I refrain here from any attempt to sketch a plan of ultimate self-government for India, but I have argued the matter out with the natives, and I intend in a future chapter to set it forth in detail. Suffice it now to say that a change of some sort is immediately necessary, or at least an assured prospect of change, if worse calamities are to be avoided. The danger I foresee is that, with an immense agricultural population chronically starved, and a town population becoming every day more and more enlightened and more and more enraged at its servitude, time may not be given for the slow growth of opinion in England as to the need of change.
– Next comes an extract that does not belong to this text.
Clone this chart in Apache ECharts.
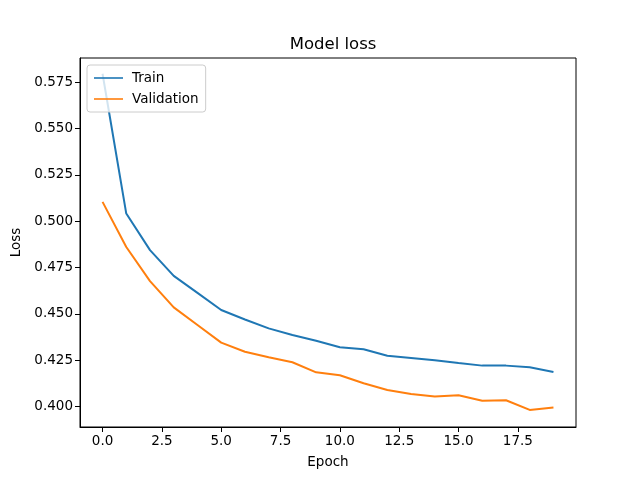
<!DOCTYPE html>
<html>
<head>
<meta charset="utf-8">
<script src="https://cdn.jsdelivr.net/npm/echarts@6/dist/echarts.min.js"></script>
<style>html,body{margin:0;padding:0;background:#fff;}#c{width:640px;height:480px;}</style>
</head>
<body>
<div id="c"></div>
<script>
var epochs = [0,1,2,3,4,5,6,7,8,9,10,11,12,13,14,15,16,17,18,19];
var trainLoss = [0.5795,0.5041,0.4844,0.4705,0.4613,0.4521,0.4470,0.4422,0.4386,0.4355,0.4320,0.4309,0.4274,0.4262,0.4250,0.4235,0.4221,0.4221,0.4212,0.4187];
var valLoss = [0.5104,0.4861,0.4677,0.4535,0.4440,0.4345,0.4296,0.4266,0.4239,0.4185,0.4169,0.4126,0.4090,0.4068,0.4054,0.4061,0.4032,0.4034,0.3982,0.3995];
var xTicks = [0,2.5,5,7.5,10,12.5,15,17.5];
var yTicks = [0.400,0.425,0.450,0.475,0.500,0.525,0.550,0.575];

var font = 'DejaVu Sans';
var chart = echarts.init(document.getElementById('c'), null, {renderer:'canvas'});
function pairs(ys){ return epochs.map(function(e,i){ return [e, ys[i]]; }); }
chart.setOption({
  animation: false,
  backgroundColor: '#ffffff',
  title: {
    text: 'Model loss', left: 328, top: 31, textAlign: 'center',
    textStyle: {fontFamily: font, fontSize: 16.5, fontWeight: 'normal', color: '#000'}
  },
  legend: {
    orient: 'vertical', left: 87, top: 65,
    padding: [6, 7, 6, 7], itemGap: 7,
    backgroundColor: 'rgba(255,255,255,0.8)', borderColor: '#cccccc', borderWidth: 1, borderRadius: 3,
    itemWidth: 29, itemHeight: 12,
    icon: 'path://M0,5.2 L29,5.2 L29,6.8 L0,6.8 Z',
    textStyle: {fontFamily: font, fontSize: 13.5, color: '#000', padding: [0,0,0,4]},
    data: ['Train', 'Validation']
  },
  grid: {left: 80, right: 64, top: 58, bottom: 53, show: true, borderColor: '#000', borderWidth: 1, backgroundColor: 'transparent'},
  xAxis: {
    type: 'value', min: -0.95, max: 19.95,
    name: 'Epoch', nameLocation: 'middle', nameGap: 28,
    nameTextStyle: {fontFamily: font, fontSize: 13.5, color: '#000'},
    axisLine: {show: true, onZero: false, lineStyle: {color: '#000', width: 1}},
    axisTick: {show: true, inside: false, length: 5, customValues: xTicks, lineStyle: {color: '#000'}},
    axisLabel: {customValues: xTicks, fontFamily: font, fontSize: 13.5, color: '#000', margin: 7,
      formatter: function(v){ return v.toFixed(1); }},
    splitLine: {show: false}
  },
  yAxis: {
    type: 'value', min: 0.389, max: 0.588,
    name: 'Loss', nameLocation: 'middle', nameGap: 53, nameRotate: 90,
    nameTextStyle: {fontFamily: font, fontSize: 13.5, color: '#000'},
    axisLine: {show: true, onZero: false, lineStyle: {color: '#000', width: 1}},
    axisTick: {show: true, inside: false, length: 5, customValues: yTicks, lineStyle: {color: '#000'}},
    axisLabel: {customValues: yTicks, fontFamily: font, fontSize: 13.5, color: '#000', margin: 7,
      formatter: function(v){ return v.toFixed(3); }},
    splitLine: {show: false}
  },
  series: [
    {name: 'Train', type: 'line', data: pairs(trainLoss), showSymbol: false, symbol: 'none',
     lineStyle: {color: '#1f77b4', width: 2}, itemStyle: {color: '#1f77b4'}, z: 2},
    {name: 'Validation', type: 'line', data: pairs(valLoss), showSymbol: false, symbol: 'none',
     lineStyle: {color: '#ff7f0e', width: 2}, itemStyle: {color: '#ff7f0e'}, z: 3}
  ]
});
</script>
</body>
</html>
I am convinced that if at the present moment any serious disaffection were to arise in the native army, such as occurred in 1857, it would not lead to a revolt only. It would be joined, as the other was not, by the whole people. The agricultural poor would join it because of their misery, the townsmen in spite of themselves, because of their deep resentment against the Anglo-Indians, and the native servants of the Crown because of the checks placed on their advancement. The voice of reason, such as now prevails in the academical discussions of the educated class, would then be drowned in the general noise, and only the sense of anger and revenge remain. I know that many of the most enlightened Indian thinkers dread this, and that their best hope is to make the reality of their grievances, the just causes of their anger, heard in time by the English people. They still trust in the English people if they could only make them hear. But they are beginning to doubt the possibility of attracting their attention, and they are very nearly in despair. Soon they may find it necessary to trust no one in the world but themselves. To-day their motto is “Reform.” Let us not drive them to make it “Revolution” to-morrow.